A veces en el vecindario ocurren cosas que pasan por completo desapercibidas, a pesar de no ser para nada ajenas a los intereses de Colombia. Quizá sea así porque la prioridad de algunos asuntos y la urgencia de otros obligan a dedicar a ellos la mayor parte de la atención y de los recursos disponibles. Sin embargo, puede que también sea la consecuencia de una suerte de déficit de atención, más o menos estructural, en la política exterior colombiana, o de un cierto desdén, más habitual de lo que sería deseable, en lo que concierne a algunos de los países de la región. No debería ser de ese modo.
Es lo que parece suceder con Surinam. Ese país, ciertamente excepcional en el entorno suramericano, que por muchas razones constituye una especie de “isla” en la esquina nororiental del continente. Una “isla”, sin embargo, con no pocas conexiones con Colombia y con algunos de los problemas y desafíos que enfrenta, especialmente en materia de seguridad.
Debería haber resonado con mayor eco en el país la noticia de los resultados de las elecciones celebradas allí el pasado 25 de mayo. No sólo por haber sido adversos a ese personaje peculiar, el ahora expresidente Bouterse, antiguo insurgente y golpista; juzgado y condenado en ausencia, por narcotráfico, en una corte de los Países Bajos -que han requerido su extradición-; y sentenciado el año pasado en su propio país -apelación pendiente- por homicidio y tortura, a raíz de su participación en “los asesinatos de septiembre” de 1982. (Padre también, para rematar el perfil, y porque todo hay que decirlo, de un hijo condenado en Estados Unidos por narcotráfico y terrorismo en 2015). Sino porque lo que viene ocurriendo en Surinam desde hace varios años, no se queda en Surinam sino que afecta a Colombia.

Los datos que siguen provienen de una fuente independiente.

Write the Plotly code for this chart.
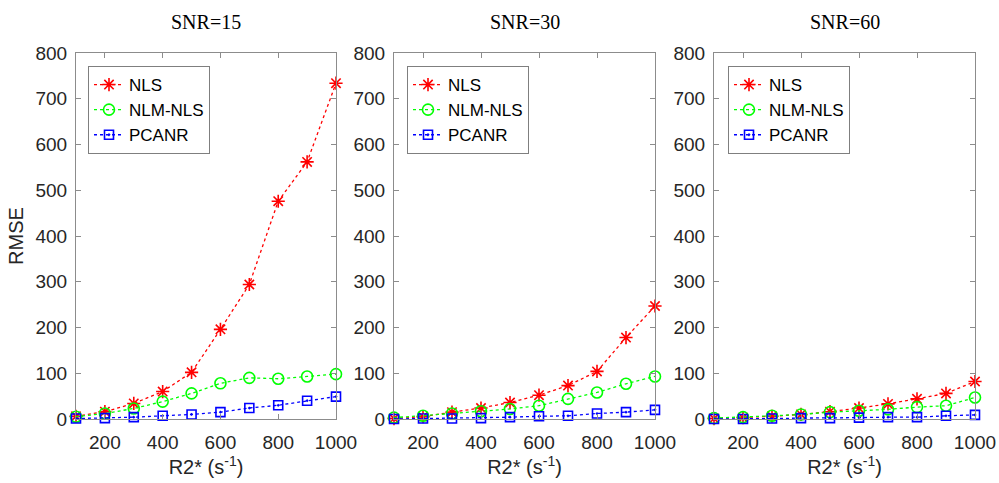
import plotly.graph_objects as go

r2 = [100, 200, 300, 400, 500, 600, 700, 800, 900, 1000]
titles = ["SNR=15", "SNR=30", "SNR=60"]
series_names = ["NLS", "NLM-NLS", "PCANR"]
x_ticks = [200, 400, 600, 800, 1000]
y_ticks = [0, 100, 200, 300, 400, 500, 600, 700, 800]

nls_15 = [6, 16, 34, 60, 102, 196, 294, 476, 562, 734]
nlm_15 = [5, 12, 23, 38, 56, 78, 90, 88, 93, 98]
pca_15 = [1, 2, 4, 7, 10, 15, 24, 30, 40, 49]

nls_30 = [1, 5, 15, 24, 36, 52, 73, 104, 178, 247]
nlm_30 = [3, 7, 12, 17, 22, 29, 44, 58, 77, 93]
pca_30 = [0, 1, 1, 2, 4, 6, 7, 12, 15, 20]

nls_60 = [1, 3, 6, 10, 16, 24, 33, 44, 56, 82]
nlm_60 = [2, 4, 7, 10, 15, 18, 21, 26, 29, 47]
pca_60 = [0, 0, 1, 2, 2, 3, 4, 4, 7, 9]

panels = [(nls_15, nlm_15, pca_15), (nls_30, nlm_30, pca_30), (nls_60, nlm_60, pca_60)]

colors = ["#FF0000", "#00FF00", "#0000FF"]
symbols = ["asterisk-open", "circle-open", "square-open-dot"]
msizes = [11, 11, 9]

W, H = 999, 483
xpix = [(76, 336), (394, 655), (714, 975)]
ytop, ybot = 53, 419
ydom = [1 - ybot / H, 1 - ytop / H]
leg_x = [88, 407, 728]
leg_y = 66

fig = go.Figure()
axis_color = "#8c8c8c"
sans = "Liberation Sans, Arial"
tick_font = dict(family=sans, size=19, color="#262626")
label_font = dict(family=sans, size=20, color="#262626")

for i, data in enumerate(panels):
    sfx = "" if i == 0 else str(i + 1)
    xa, ya, lg = "x" + sfx, "y" + sfx, "legend" + sfx
    for j, vals in enumerate(data):
        fig.add_trace(go.Scatter(
            x=r2, y=vals, name=series_names[j], mode="lines+markers",
            line=dict(color=colors[j], width=1.3, dash="dot"),
            marker=dict(symbol=symbols[j], size=msizes[j], color=colors[j],
                        line=dict(color=colors[j], width=1.6)),
            xaxis=xa, yaxis=ya, legend=lg, cliponaxis=False,
        ))
    axkw = dict(showline=True, linecolor=axis_color, linewidth=1, mirror="allticks",
                ticks="inside", ticklen=5, tickcolor=axis_color, showgrid=False,
                zeroline=False, tickfont=tick_font, automargin=False)
    xdom = [xpix[i][0] / W, xpix[i][1] / W]
    fig.layout["xaxis" + sfx] = dict(
        domain=xdom, range=[100, 1000], tickvals=x_ticks, anchor=ya,
        ticklabelstandoff=6,
        title=dict(text="R2* (s<sup>-1</sup>)", standoff=6, font=label_font),
        **axkw)
    ykw = dict(domain=ydom, range=[0, 800], tickvals=y_ticks, anchor=xa,
               ticklabelstandoff=4, **axkw)
    if i == 0:
        ykw["title"] = dict(text="RMSE", standoff=6, font=label_font)
    fig.layout["yaxis" + sfx] = ykw
    fig.layout[lg] = dict(
        x=leg_x[i] / W, y=1 - leg_y / H, xanchor="left", yanchor="top",
        bgcolor="white", bordercolor="#7f7f7f", borderwidth=1,
        font=dict(family=sans, size=17, color="#000000"),
        tracegroupgap=0, itemwidth=30,
    )
    fig.add_annotation(
        text=titles[i], xref="paper", yref="paper",
        x=(xdom[0] + xdom[1]) / 2, y=1 - 22 / H, xanchor="center", yanchor="middle",
        showarrow=False, font=dict(family="Liberation Serif, Times New Roman", size=20, color="#000000"),
    )

fig.update_layout(
    width=W, height=H, margin=dict(l=0, r=0, t=0, b=0, autoexpand=False),
    paper_bgcolor="white", plot_bgcolor="white", showlegend=True,
)

fig.write_html("out.html")
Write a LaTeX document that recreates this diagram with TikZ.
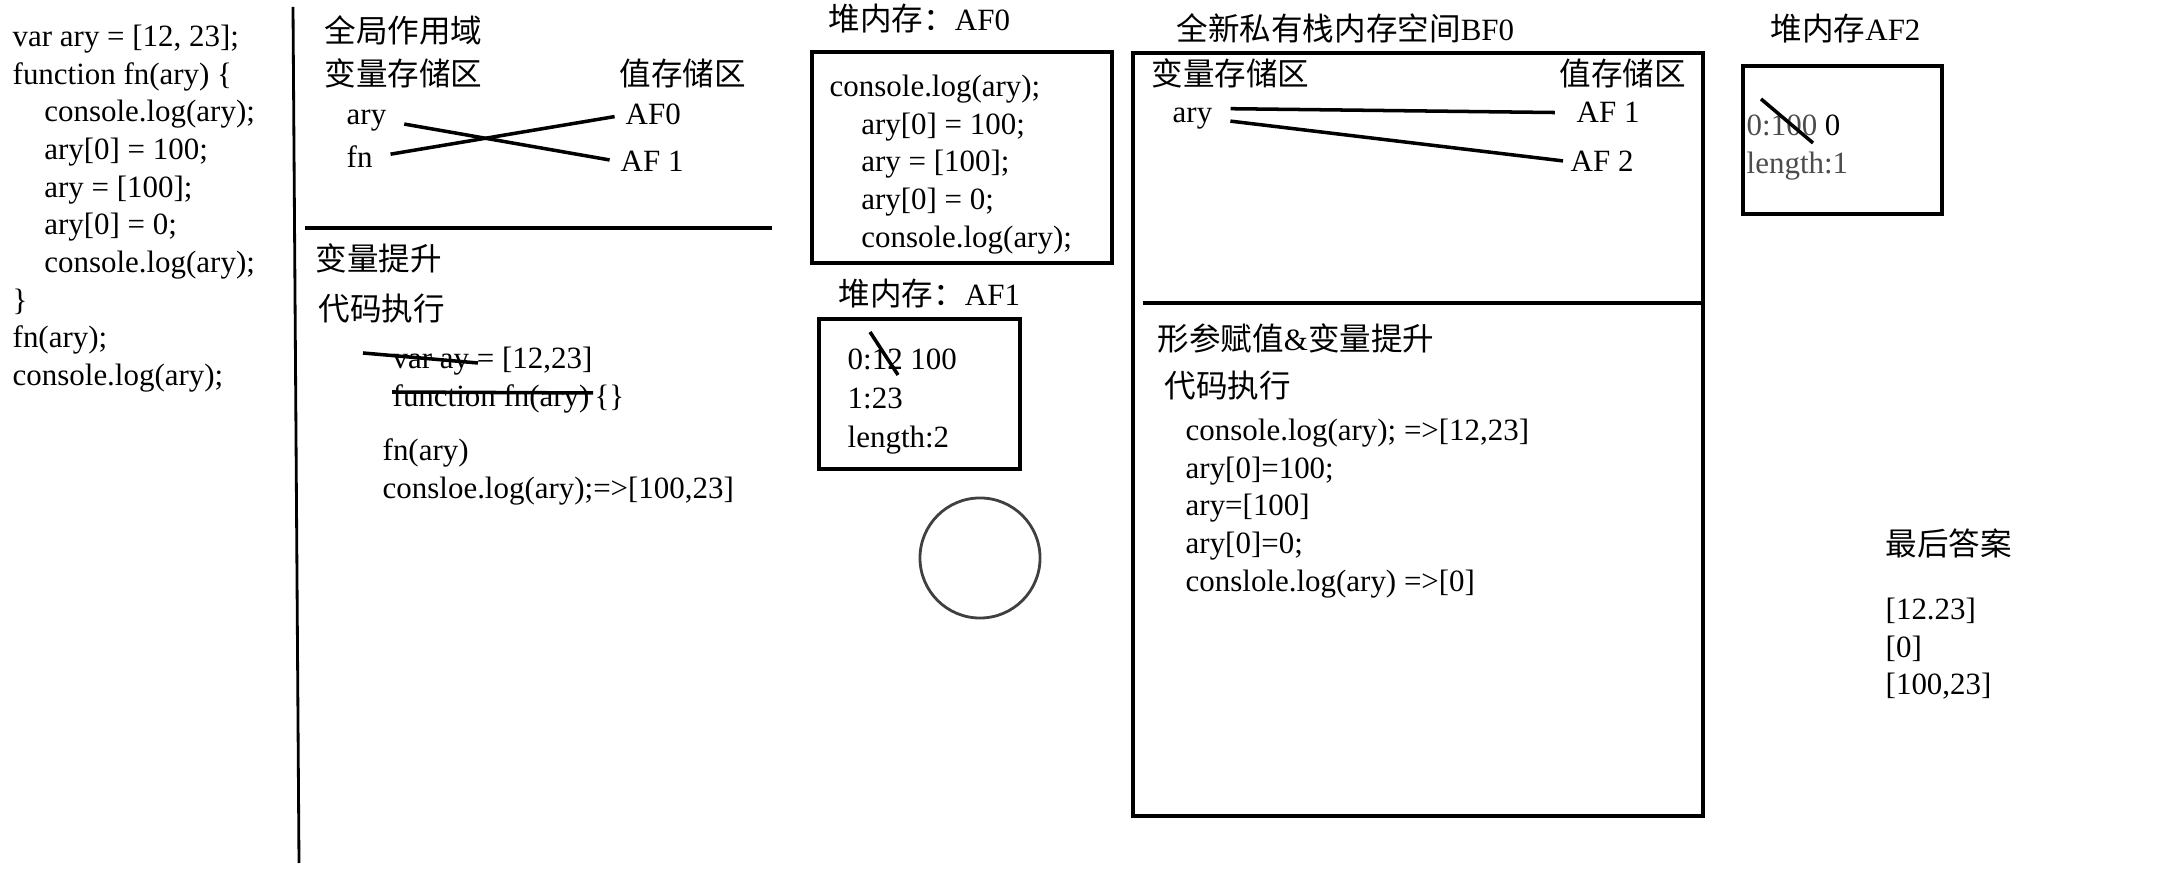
\documentclass[tikz,border=0pt]{standalone}
\usepackage{fontspec}
\setmainfont{Liberation Serif}
\newfontfamily\cjk[Scale=1.02]{Noto Sans CJK SC}
\tikzset{
  txt/.style={inner sep=0pt, anchor=base west},
  code/.style={inner sep=0pt, anchor=north west, align=left},
  box/.style={draw, line width=0.9pt},
  link/.style={line width=1pt, shorten <=5pt, shorten >=3pt},
  cross/.style={line width=1pt},
}
\newcommand{\ind}{\hspace*{9pt}}

\begin{document}
\begin{tikzpicture}[x=0.01cm, y=-0.01cm, font=\fontsize{8.8}{10.7}\selectfont]
\useasboundingbox (0,0) rectangle (2180,874);
% source code
\node[code] (src) at (12,19.7) {\strut var ary = [12, 23];\\function fn(ary) \{\\\ind console.log(ary);\\\ind ary[0] = 100;\\\ind ary = [100];\\\ind ary[0] = 0;\\\ind console.log(ary);\\\}\\fn(ary);\\console.log(ary);};
\draw[line width=0.8pt] (293,7) -- (299,863);

% global scope
\node[txt] (gscope) at (324,43) {\cjk 全局作用域};
\node[txt] (gvars) at (324,86) {\cjk 变量存储区};
\node[txt] (gvals) at (619,86) {\cjk 值存储区};
\node[txt] (gary) at (346,125) {ary};
\node[txt] (gfn) at (346,168) {fn};
\node[txt] (gaf0) at (625,125) {AF0};
\node[txt] (gaf1) at (620,172) {AF 1};
\draw[link] (gary.east) -- (gaf1.west);
\draw[link] (gfn.east) -- (gaf0.west);
\draw[line width=0.9pt] (305,228) -- (772,228);

\node[txt] (ghoist) at (315,271) {\cjk 变量提升};
\node[txt] (gexec) at (318,321) {\cjk 代码执行};
\node[code] (hoist) at (392,341.7) {\strut var ay = [12,23]\\function fn(ary)\,\{\}};
\node[code] (calls) at (382,433.7) {\strut fn(ary)\\consloe.log(ary);=>[100,23]};
\draw[cross] (363,353) -- (478,363);
\draw[cross] (392,392) -- (593,393);

% heap AF0
\node[txt] (h0title) at (828,31) {{\cjk 堆内存：}AF0};
\draw[box] (812,52) rectangle (1112,263);
\node[code] (h0code) at (829,69.7) {\strut console.log(ary);\\\ind ary[0] = 100;\\\ind ary = [100];\\\ind ary[0] = 0;\\\ind console.log(ary);};

% heap AF1
\node[txt] (h1title) at (838,306) {{\cjk 堆内存：}AF1};
\draw[box] (819,319) rectangle (1020,469);
\node[code, font=\fontsize{8.8}{11.1}\selectfont] (h1code) at (847,341.7) {\strut 0:12 100\\1:23\\length:2};
\draw[cross] (870,332) -- (898,375);
\node[draw=black!75, line width=0.8pt, circle, minimum size=1.2cm, inner sep=0pt] (orb) at (980,558) {};

% private stack BF0
\node[txt] (btitle) at (1176,41) {{\cjk 全新私有栈内存空间}BF0};
\draw[box] (1133,53) rectangle (1703,816);
\draw[box] (1143,303) -- (1703,303);
\node[txt] (bvars) at (1151,86) {\cjk 变量存储区};
\node[txt] (bvals) at (1559,86) {\cjk 值存储区};
\node[txt] (bary) at (1172,123) {ary};
\node[txt] (baf1) at (1576,123) {AF 1};
\node[txt] (baf2) at (1570,172) {AF 2};
\draw[link, shorten >=6pt] ([yshift=3pt]bary.east) -- (baf1.west);
\draw[link, shorten >=2pt] (bary.east) -- (baf2.west);
\node[txt] (bhoist) at (1157,351) {{\cjk 形参赋值}\&{\cjk 变量提升}};
\node[txt] (bexec) at (1164,398) {\cjk 代码执行};
\node[code] (bcode) at (1185,413.7) {\strut console.log(ary); =>[12,23]\\ary[0]=100;\\ary=[100]\\ary[0]=0;\\conslole.log(ary) =>[0]};

% heap AF2
\node[txt] (h2title) at (1770,41) {{\cjk 堆内存}AF2};
\draw[box] (1743,66) rectangle (1942,214);
\node[code, text=black!70] (h2code) at (1746,108.7) {\strut 0:100 {\color{black}0}\\length:1};
\draw[cross] (1761,99) -- (1813,143);

% answer
\node[txt] (ans) at (1885,556) {\cjk 最后答案};
\node[code] (anscode) at (1885,592.7) {\strut [12.23]\\{}[0]\\{}[100,23]};
\end{tikzpicture}
\end{document}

Bajo el régimen de Bouterse, Surinam no sólo se convirtió en un Estado virtualmente quebrado, sino en un nodo neurálgico del tráfico de cocaína, la comercialización ilegal de oro, y el lavado de activos y capitales. De ello se han beneficiado no sólo sus áulicos y clientelas. También los carteles de la droga y los grupos armados ilegales colombianos (hoy por hoy indistinguibles), las mafias del oro brasilero, corruptos de toda laya, y con toda certeza, no pocos agentes de la mafiocracia venezolana.
Colombia debería aprovechar estratégicamente la ventana de oportunidad abierta con la elección del nuevo presidente, Chan Santokhi -un ex oficial de policía en las antípodas de su predecesor-. Es el momento propicio para aproximarse a Paramaribo y darle una mano al recién instalado gobierno, que no lo tendrá nada fácil, empezando por su forzosa coalición con Ronnie Brunswijk, el vicepresidente que compite en prontuario con Bouterse.
Acaso haya algo ingenuo en pensar que es posible hacer de Surinam un socio de Colombia, para enfrentar problemas no sólo comunes sino compartidos. Pero habría que pensarlo, al menos, en lugar de seguir ignorando, inercialmente, cuanto allí ocurre.